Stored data

···

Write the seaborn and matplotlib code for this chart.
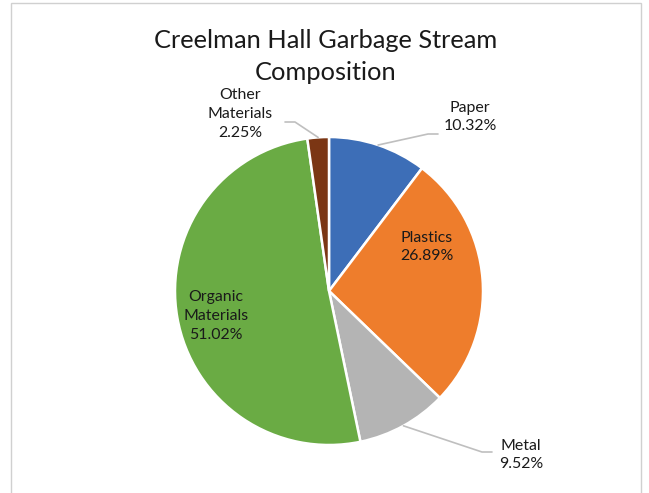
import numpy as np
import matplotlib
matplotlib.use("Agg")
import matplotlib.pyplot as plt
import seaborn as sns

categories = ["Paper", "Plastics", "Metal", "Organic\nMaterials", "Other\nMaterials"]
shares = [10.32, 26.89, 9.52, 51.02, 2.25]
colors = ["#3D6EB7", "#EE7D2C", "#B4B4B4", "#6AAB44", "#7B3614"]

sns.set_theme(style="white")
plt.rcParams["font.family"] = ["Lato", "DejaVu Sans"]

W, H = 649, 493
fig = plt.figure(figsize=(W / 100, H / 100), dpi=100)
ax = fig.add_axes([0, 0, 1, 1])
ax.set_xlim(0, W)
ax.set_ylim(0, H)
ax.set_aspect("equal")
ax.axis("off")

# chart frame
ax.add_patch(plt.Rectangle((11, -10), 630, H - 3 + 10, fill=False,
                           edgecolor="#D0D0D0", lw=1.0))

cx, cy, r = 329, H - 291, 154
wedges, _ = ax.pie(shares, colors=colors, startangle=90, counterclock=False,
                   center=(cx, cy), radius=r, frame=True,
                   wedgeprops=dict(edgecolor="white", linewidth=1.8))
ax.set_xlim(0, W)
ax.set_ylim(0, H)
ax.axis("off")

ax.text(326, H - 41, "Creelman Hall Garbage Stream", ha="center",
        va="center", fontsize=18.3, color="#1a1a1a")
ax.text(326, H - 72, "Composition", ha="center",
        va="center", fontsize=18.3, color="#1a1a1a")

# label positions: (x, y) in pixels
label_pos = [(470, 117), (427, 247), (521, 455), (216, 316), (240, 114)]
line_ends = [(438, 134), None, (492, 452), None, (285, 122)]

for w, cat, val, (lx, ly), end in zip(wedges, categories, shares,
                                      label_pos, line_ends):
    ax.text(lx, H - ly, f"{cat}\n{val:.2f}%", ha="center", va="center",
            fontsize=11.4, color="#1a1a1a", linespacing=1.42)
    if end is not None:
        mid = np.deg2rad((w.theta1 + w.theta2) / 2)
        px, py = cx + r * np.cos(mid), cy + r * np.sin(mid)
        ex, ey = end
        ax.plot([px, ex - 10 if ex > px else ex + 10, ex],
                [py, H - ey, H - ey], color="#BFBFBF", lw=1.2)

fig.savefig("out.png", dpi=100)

···

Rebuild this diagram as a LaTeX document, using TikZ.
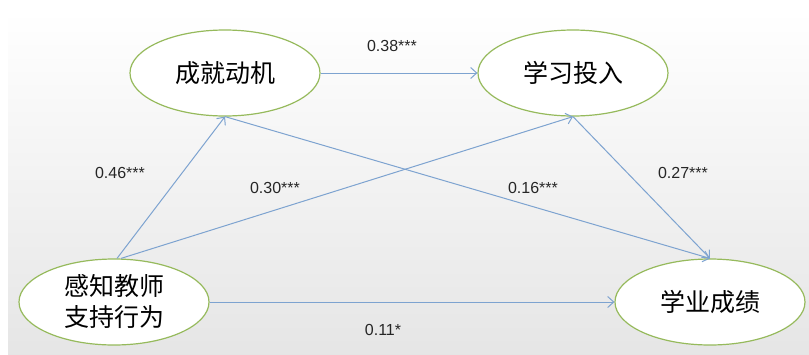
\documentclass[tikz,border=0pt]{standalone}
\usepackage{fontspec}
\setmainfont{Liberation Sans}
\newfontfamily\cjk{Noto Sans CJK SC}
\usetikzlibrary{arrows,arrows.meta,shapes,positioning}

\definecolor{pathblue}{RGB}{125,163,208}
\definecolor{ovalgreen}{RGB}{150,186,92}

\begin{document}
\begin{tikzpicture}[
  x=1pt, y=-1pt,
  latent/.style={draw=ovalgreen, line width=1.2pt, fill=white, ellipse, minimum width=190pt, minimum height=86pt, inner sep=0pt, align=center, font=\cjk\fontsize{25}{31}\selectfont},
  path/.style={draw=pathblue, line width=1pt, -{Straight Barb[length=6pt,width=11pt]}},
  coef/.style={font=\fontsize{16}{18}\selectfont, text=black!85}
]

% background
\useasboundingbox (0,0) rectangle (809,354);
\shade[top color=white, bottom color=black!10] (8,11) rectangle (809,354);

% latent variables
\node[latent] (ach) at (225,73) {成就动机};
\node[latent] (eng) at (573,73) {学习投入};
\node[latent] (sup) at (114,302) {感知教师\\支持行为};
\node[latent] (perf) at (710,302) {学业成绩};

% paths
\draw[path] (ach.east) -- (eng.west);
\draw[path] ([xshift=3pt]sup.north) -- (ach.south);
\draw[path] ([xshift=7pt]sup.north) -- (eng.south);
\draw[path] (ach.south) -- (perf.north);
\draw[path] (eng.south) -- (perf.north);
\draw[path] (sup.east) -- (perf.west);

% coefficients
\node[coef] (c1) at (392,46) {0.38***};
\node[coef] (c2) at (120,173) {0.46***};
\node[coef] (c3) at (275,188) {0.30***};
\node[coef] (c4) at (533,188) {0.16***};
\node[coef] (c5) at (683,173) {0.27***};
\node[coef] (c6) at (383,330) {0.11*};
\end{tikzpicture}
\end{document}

···

| GIVEN PROBLEM |
Every line holding "seaborn" should be copied out.

| RESPONSE TO THE EXERCISE |
Write the seaborn and matplotlib code for this chart.
import seaborn as sns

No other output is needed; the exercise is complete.